Aangezien het verzoek om voorlopige voorziening wordt toegewezen, ziet de voorzieningenrechter aanleiding om verweerder ingevolge artikel 8:84, vierde lid, van de Awb juncto artikel 8:75 van de Awb in de proceskosten van verzoeker te veroordelen. Onder toepassing van het Besluit proceskosten bestuursrecht kunnen deze kosten worden begroot op € 884,80, waarvan € 874,-- in verband met een door een derde verleende professionele rechtsbijstand en € 10,80, zijnde de reiskosten van verzoeker. De voorzieningenrechter ziet voorts aanleiding om te bepalen dat verweerder het door verzoeker betaalde griffierecht ad € 150,-- aan hem dient vergoeden.
Beslist wordt als volgt.
3. Beslissing
De voorzieningenrechter van de rechtbank Groningen,
RECHT DOENDE,
- wijst het verzoek tot het treffen van een voorlopige voorziening toe;
- schorst het primaire besluit van 22 maart 2010 tot zes weken nadat door verweerder op het bezwaarschrift van verzoeker is beslist;
- draagt verweerder op om de bezoldiging van verzoeker met ingang van 22 maart 2010 te hervatten;
- veroordeelt verweerder in de proceskosten van verzoeker ten bedrage van € 884,80 en bepaalt dat verweerder deze kosten alsmede het door verzoeker betaalde griffierecht ad € 150,-- aan hem dient te vergoeden.
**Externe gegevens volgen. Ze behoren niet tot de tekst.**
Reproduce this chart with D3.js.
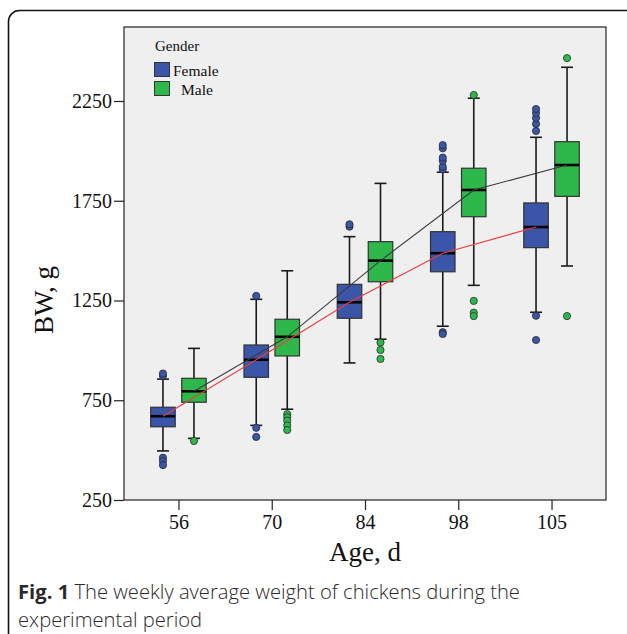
<!DOCTYPE html>
<html><head><meta charset="utf-8">
<script src="https://cdn.jsdelivr.net/npm/d3@7"></script>
<style>body{margin:0;background:#fff}svg{display:block}</style>
</head><body>
<script>
// ---- data ----
const ages = ["56", "70", "84", "98", "105"];
const genders = ["Female", "Male"];
const yTicks = [250, 750, 1250, 1750, 2250];
// [lower whisker, Q1, median, Q3, upper whisker]
const femaleBoxes = [
  [496, 617, 670, 715, 856],
  [624, 865, 953, 1027, 1256],
  [937, 1161, 1241, 1331, 1570],
  [1121, 1394, 1487, 1595, 1893],
  [1191, 1515, 1618, 1739, 2068]
];
const maleBoxes = [
  [559, 740, 795, 860, 1010],
  [705, 972, 1068, 1156, 1399],
  [1056, 1344, 1450, 1545, 1837],
  [1326, 1670, 1804, 1913, 2264],
  [1423, 1772, 1929, 2046, 2419]
];
const femaleOutliers = [
  [872, 884, 462, 445, 425],
  [1273, 612, 566],
  [1620, 1632],
  [1908, 1921, 1950, 1966, 2013, 2029, 1091, 1082],
  [2100, 2135, 2165, 2190, 2210, 1174, 1052]
];
const maleOutliers = [
  [546],
  [680, 665, 648, 624, 601],
  [1039, 1002, 957],
  [2280, 1248, 1189, 1172],
  [2465, 1172]
];
const colors = { Female: "#3b55a8", Male: "#2eb84b" };
const lineColors = { Female: "#f23a3a", Male: "#3a3a3a" };

// ---- layout ----
const W = 627, H = 634;
const plot = { left: 124, right: 606, top: 27, bottom: 500 };
const serif = "Liberation Serif, Times New Roman, serif";

const svg = d3.select("body").append("svg").attr("width", W).attr("height", H);

// outer frame
svg.append("rect").attr("x", 8.5).attr("y", 10.5).attr("width", 700).attr("height", 700)
  .attr("rx", 11).attr("fill", "none").attr("stroke", "#111").attr("stroke-width", 1.6);

const x = d3.scalePoint().domain(ages).range([plot.left, plot.right]).padding(0.584);
const y = d3.scaleLinear().domain([250, 2250]).range([500, 101]);
const off = { Female: -15.5, Male: 15.5 };
const bw = 24.5, capW = 12;

// plot background
svg.append("rect").attr("x", plot.left).attr("y", plot.top)
  .attr("width", plot.right - plot.left).attr("height", plot.bottom - plot.top)
  .attr("fill", "#efefef").attr("stroke", "#222").attr("stroke-width", 1.2);

// axes
const yAxis = d3.axisLeft(y).tickValues(yTicks).tickFormat(d3.format("d")).tickSize(10).tickPadding(2);
const gy = svg.append("g").attr("transform", `translate(${plot.left},0)`).call(yAxis);
gy.select(".domain").remove();
gy.selectAll("text").attr("font-family", serif).attr("font-size", 20).attr("fill", "#111");
gy.selectAll("line").attr("stroke", "#222").attr("stroke-width", 1.2);

const xAxis = d3.axisBottom(x).tickSize(10).tickPadding(5);
const gx = svg.append("g").attr("transform", `translate(0,${plot.bottom})`).call(xAxis);
gx.select(".domain").remove();
gx.selectAll("text").attr("font-family", serif).attr("font-size", 20).attr("fill", "#111");
gx.selectAll("line").attr("stroke", "#222").attr("stroke-width", 1.2);

// axis titles
svg.append("text").attr("x", 365).attr("y", 561).attr("text-anchor", "middle")
  .attr("font-family", serif).attr("font-size", 27).attr("fill", "#111").text("Age, d");
svg.append("text").attr("transform", "translate(53,300) rotate(-90)").attr("text-anchor", "middle")
  .attr("font-family", serif).attr("font-size", 27).attr("fill", "#111").text("BW, g");

const series = { Female: femaleBoxes, Male: maleBoxes };
const outl = { Female: femaleOutliers, Male: maleOutliers };
const line = d3.line().x(d => d[0]).y(d => d[1]);

// boxes
genders.forEach(g => {
  const grp = svg.append("g");
  ages.forEach((a, i) => {
    const [lo, q1, med, q3, hi] = series[g][i];
    const cx = x(a) + off[g];
    grp.append("line").attr("x1", cx).attr("x2", cx).attr("y1", y(hi)).attr("y2", y(q3))
      .attr("stroke", "#1a1a1a").attr("stroke-width", 1.6);
    grp.append("line").attr("x1", cx).attr("x2", cx).attr("y1", y(q1)).attr("y2", y(lo))
      .attr("stroke", "#1a1a1a").attr("stroke-width", 1.6);
    [lo, hi].forEach(v => grp.append("line").attr("x1", cx - capW / 2).attr("x2", cx + capW / 2)
      .attr("y1", y(v)).attr("y2", y(v)).attr("stroke", "#1a1a1a").attr("stroke-width", 1.6));
    grp.append("rect").attr("x", cx - bw / 2).attr("y", y(q3)).attr("width", bw)
      .attr("height", y(q1) - y(q3)).attr("fill", colors[g]).attr("stroke", "#333")
      .attr("stroke-width", 1.2);
    grp.append("line").attr("x1", cx - bw / 2).attr("x2", cx + bw / 2)
      .attr("y1", y(med)).attr("y2", y(med)).attr("stroke", "#000").attr("stroke-width", 2.6);
  });
});
// trend lines through medians
genders.forEach(g => {
  const pts = ages.map((a, i) => [x(a) + off[g], y(series[g][i][2])]);
  svg.append("path").attr("d", line(pts)).attr("fill", "none")
    .attr("stroke", lineColors[g]).attr("stroke-width", 1.1);
});
// outliers
genders.forEach(g => {
  ages.forEach((a, i) => {
    const cx = x(a) + off[g];
    svg.append("g").selectAll("circle").data(outl[g][i]).join("circle")
      .attr("cx", cx).attr("cy", d => y(d)).attr("r", 3.6)
      .attr("fill", colors[g]).attr("stroke", "#2a2a2a").attr("stroke-width", 0.8);
  });
});

// legend
const lg = svg.append("g").attr("font-family", serif).attr("fill", "#111");
lg.append("text").attr("x", 155).attr("y", 51).attr("font-size", 15).text("Gender");
genders.forEach((g, i) => {
  lg.append("rect").attr("x", 154.5).attr("y", 62.5 + i * 19).attr("width", 15).attr("height", 14)
    .attr("fill", colors[g]).attr("stroke", "#333").attr("stroke-width", 1);
  lg.append("text").attr("x", g === "Male" ? 181 : 173).attr("y", 75.5 + i * 19)
    .attr("font-size", 15.5).text(g);
});

// caption
const cap = svg.append("text").attr("x", 18).attr("y", 599)
  .attr("font-family", "Open Sans, sans-serif").attr("font-size", 20.2).attr("fill", "#2a2a2a")
  .attr("font-weight", 300);
cap.append("tspan").attr("font-weight", "bold").text("Fig. 1");
cap.append("tspan").text(" The weekly average weight of chickens during the");
svg.append("text").attr("x", 18).attr("y", 627)
  .attr("font-family", "Open Sans, sans-serif").attr("font-size", 20.2).attr("fill", "#2a2a2a")
  .attr("font-weight", 300).text("experimental period");
</script>
</body></html>
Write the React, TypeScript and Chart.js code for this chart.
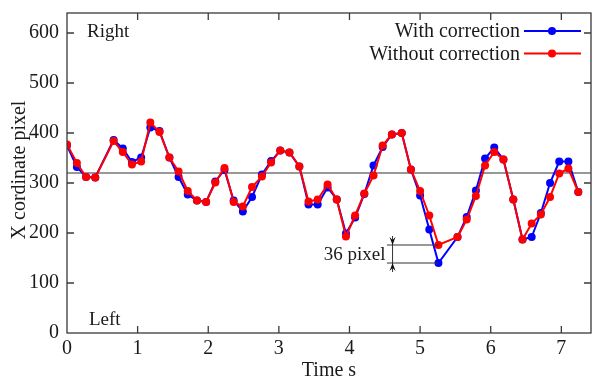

Aldus gegeven door mr. M.W. de Jonge als voorzieningenrechter en in het openbaar door haar uitgesproken op 18 juni 2010, in tegenwoordigheid van mr. H.L.A. van Kats als griffier.
de griffier, de voorzieningenrechter,
Afschrift verzonden op:
typ: hvk
Tegen deze uitspraak staat geen rechtsmiddel open.